# bumblebee catfish



## almostaskater62 (Apr 28, 2007)

what's the deal with these guys? they were at petsmart today but i resisted, i really liked them.
but what kind of fish are they, as in
are they good community?
what do they go with?
do they need groups?
what tank size?

google yielded very little for me


thanks!


----------



## ShortFin (Jan 13, 2006)

Do you know if it's a Microglanis iheringi 
http://www.planetcatfish.com/catelog/species.php?species_id=303

You can try searching on planetcatfish.com
http://www.planetcatfish.com/catelog/family.php?family_id=31


----------



## almostaskater62 (Apr 28, 2007)

yeah that one was it
i feed bloodworms every other day about, do you think that would be sufficient food?
and do you think it would do well in a 20 gallon with some rasboras, some tetras, and 1 borelli's dwarf cichlid


thanks a bunch, the id itself was a big help


----------



## almostaskater62 (Apr 28, 2007)

i also have shrimp, which seems like a bad idea...one site says they'll taste anything that'll fit in their mouths, which includes shrimp


----------



## ShortFin (Jan 13, 2006)

I have no experience with them, but I would think they need more food than that. Your tetras will eventually become snack. The rasboras might be ok if they are larger than the mouth.

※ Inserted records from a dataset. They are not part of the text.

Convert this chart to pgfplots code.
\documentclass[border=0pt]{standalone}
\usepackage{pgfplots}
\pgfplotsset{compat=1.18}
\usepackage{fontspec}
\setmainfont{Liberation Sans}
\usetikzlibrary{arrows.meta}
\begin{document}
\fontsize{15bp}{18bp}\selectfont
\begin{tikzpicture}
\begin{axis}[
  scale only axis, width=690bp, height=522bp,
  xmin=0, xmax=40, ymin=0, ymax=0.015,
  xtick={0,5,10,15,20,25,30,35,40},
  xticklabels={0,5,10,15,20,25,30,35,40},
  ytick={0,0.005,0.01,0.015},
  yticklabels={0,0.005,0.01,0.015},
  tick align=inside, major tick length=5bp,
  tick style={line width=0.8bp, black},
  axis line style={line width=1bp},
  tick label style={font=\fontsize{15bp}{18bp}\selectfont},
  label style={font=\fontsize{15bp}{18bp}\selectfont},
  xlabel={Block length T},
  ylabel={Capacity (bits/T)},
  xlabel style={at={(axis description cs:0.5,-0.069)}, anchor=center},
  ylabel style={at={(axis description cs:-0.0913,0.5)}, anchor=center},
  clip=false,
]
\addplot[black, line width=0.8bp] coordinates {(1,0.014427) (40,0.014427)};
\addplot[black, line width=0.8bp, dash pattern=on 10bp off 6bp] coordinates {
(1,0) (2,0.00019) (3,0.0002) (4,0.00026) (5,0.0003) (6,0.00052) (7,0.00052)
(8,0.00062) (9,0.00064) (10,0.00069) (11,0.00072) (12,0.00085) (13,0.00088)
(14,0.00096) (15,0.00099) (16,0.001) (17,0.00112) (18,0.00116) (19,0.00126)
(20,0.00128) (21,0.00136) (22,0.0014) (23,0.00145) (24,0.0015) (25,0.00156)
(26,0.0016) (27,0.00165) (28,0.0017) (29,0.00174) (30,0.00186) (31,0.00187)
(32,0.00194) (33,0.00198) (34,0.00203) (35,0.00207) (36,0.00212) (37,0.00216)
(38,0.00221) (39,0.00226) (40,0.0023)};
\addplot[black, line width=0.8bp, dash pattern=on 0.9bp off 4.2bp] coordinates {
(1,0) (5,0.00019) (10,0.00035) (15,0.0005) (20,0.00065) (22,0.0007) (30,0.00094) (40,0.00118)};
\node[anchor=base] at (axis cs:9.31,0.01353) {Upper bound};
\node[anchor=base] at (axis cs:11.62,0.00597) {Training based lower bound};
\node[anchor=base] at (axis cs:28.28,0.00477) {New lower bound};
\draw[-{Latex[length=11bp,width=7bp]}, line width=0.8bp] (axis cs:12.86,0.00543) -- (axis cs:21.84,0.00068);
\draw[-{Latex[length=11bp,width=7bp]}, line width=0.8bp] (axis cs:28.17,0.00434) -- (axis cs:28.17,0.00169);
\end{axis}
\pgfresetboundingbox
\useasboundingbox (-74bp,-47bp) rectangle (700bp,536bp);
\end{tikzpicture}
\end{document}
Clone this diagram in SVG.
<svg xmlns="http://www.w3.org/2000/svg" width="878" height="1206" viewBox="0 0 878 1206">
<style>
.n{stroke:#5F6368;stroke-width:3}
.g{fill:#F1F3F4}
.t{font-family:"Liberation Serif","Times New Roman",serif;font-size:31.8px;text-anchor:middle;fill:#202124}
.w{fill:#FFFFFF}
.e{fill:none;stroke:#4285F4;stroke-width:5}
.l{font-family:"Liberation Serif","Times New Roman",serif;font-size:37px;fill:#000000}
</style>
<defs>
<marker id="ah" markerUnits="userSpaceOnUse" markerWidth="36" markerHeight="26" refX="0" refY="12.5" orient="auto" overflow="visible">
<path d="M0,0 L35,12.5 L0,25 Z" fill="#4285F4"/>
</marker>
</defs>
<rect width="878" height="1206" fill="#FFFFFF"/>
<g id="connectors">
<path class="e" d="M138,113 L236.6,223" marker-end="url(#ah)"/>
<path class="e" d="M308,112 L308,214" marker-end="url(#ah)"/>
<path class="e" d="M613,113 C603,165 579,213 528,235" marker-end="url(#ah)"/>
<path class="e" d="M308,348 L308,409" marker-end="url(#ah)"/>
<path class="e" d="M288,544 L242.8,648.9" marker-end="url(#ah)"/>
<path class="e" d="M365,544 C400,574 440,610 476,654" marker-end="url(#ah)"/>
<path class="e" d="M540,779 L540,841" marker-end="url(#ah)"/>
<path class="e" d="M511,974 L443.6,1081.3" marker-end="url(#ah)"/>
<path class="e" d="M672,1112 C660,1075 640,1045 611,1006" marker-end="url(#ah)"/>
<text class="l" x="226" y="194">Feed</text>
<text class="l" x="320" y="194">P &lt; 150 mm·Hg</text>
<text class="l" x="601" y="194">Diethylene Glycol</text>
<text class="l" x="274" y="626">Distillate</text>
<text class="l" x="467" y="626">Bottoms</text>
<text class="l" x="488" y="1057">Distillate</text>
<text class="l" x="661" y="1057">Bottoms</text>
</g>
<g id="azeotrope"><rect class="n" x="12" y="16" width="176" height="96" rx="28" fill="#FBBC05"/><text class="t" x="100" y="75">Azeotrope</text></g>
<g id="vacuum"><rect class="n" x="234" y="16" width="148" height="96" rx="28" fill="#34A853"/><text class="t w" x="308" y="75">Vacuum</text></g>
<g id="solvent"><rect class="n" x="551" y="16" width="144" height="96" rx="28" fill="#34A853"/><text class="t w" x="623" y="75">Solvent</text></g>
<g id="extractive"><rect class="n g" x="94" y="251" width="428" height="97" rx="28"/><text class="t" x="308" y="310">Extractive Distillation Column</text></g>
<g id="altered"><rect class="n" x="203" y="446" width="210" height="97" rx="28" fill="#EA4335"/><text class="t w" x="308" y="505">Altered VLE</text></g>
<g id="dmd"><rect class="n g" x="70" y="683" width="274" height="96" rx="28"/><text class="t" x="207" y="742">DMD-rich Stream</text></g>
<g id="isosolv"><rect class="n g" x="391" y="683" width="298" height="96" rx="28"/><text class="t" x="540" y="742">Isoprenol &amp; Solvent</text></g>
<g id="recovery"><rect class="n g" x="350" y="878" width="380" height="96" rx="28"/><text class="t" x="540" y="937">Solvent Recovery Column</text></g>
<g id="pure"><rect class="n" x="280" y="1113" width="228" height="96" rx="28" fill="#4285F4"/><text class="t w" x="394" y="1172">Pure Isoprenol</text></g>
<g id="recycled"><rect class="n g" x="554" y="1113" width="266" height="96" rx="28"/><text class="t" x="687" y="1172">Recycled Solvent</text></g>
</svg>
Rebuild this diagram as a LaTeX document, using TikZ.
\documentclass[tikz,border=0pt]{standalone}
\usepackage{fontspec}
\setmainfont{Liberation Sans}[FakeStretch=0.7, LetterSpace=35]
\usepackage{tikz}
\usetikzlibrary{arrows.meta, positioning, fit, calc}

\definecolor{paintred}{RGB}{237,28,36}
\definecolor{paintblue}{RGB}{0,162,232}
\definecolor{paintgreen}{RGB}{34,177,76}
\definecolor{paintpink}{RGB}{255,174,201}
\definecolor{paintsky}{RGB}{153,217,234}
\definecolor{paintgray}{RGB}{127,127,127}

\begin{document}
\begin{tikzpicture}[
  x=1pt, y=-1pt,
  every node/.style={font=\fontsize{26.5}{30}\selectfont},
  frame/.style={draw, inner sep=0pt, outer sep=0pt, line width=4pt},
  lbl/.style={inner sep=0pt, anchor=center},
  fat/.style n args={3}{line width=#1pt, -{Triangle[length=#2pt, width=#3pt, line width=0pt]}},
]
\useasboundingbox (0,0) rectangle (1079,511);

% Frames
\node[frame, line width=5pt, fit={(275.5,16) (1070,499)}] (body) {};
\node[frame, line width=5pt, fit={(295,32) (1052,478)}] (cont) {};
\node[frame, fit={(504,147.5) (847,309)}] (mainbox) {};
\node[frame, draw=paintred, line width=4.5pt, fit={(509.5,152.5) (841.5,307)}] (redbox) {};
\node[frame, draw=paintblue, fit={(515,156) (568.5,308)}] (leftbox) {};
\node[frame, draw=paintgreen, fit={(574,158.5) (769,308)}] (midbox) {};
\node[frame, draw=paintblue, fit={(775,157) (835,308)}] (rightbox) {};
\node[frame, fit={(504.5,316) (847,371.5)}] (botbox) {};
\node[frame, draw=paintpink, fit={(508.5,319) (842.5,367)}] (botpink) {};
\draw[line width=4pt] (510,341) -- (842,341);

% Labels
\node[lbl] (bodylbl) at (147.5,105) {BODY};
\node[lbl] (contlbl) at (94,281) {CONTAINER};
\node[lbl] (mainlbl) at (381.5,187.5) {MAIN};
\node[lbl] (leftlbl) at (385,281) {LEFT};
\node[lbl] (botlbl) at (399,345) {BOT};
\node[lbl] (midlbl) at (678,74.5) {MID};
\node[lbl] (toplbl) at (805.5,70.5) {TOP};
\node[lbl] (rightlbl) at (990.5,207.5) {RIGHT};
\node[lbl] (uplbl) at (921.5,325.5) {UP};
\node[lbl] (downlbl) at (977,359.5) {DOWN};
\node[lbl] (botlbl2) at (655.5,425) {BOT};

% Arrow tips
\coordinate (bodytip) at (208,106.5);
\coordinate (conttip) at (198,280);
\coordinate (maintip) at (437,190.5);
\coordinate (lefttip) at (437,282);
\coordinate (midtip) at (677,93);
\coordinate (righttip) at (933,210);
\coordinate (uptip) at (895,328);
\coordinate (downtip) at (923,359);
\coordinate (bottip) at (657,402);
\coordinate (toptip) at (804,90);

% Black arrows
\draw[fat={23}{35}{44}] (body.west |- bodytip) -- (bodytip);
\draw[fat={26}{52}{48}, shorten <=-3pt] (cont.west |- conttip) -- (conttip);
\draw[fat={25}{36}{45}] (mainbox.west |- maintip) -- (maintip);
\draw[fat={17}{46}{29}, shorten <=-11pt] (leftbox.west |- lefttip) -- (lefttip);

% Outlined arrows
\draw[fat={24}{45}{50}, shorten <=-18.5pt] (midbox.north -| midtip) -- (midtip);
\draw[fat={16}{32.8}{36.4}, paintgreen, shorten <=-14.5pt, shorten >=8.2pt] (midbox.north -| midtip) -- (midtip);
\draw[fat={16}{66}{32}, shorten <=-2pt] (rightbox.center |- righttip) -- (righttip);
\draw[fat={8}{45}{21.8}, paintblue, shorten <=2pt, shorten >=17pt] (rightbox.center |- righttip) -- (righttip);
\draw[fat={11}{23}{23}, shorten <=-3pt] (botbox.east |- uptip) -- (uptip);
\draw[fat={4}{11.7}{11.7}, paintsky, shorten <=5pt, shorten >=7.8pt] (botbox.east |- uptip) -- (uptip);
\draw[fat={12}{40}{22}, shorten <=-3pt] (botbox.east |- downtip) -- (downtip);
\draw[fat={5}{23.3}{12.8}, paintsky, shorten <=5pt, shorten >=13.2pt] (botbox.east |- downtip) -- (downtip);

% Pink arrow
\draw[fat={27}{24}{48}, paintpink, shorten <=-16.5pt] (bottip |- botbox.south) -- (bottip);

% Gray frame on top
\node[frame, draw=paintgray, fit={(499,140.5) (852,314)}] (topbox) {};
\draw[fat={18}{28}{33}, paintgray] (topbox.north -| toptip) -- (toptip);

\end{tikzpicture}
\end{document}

Just make sure it's not Pseudopimelodus bufonius, these will grow to 8" inches.


----------



## toddnbecka (Sep 20, 2006)

Great catfish ; strictly nocturnal, eat anything they can get their surprisingly wide mouth around, basically anything the size of a neon or smaller is food. On the other hand they are great tank cleaners, will eat anything remotely resembling food, and are quite hardy and adaptable fish. I had one for several years, almost never saw it. It finally died trying to swallow a bumblebee goby.


----------



## almostaskater62 (Apr 28, 2007)

i think i'll pass on this one
don't want it eating my other fish
thanks very much though


----------



## pasd (Aug 26, 2007)

I have a friend who has these catfish and though they stay small they do a surprisingly big mouth. I agree they shouldn't be trusted with small tetras or RCS.


----------



## A_Shea (Jun 2, 2007)

when i had mine he always hid. only came out at night and loved my tetras. I had a huge pile of moss that he absolutely loved and never spent any time any where else. he got to about 4.5" and had a decent sized mouth


----------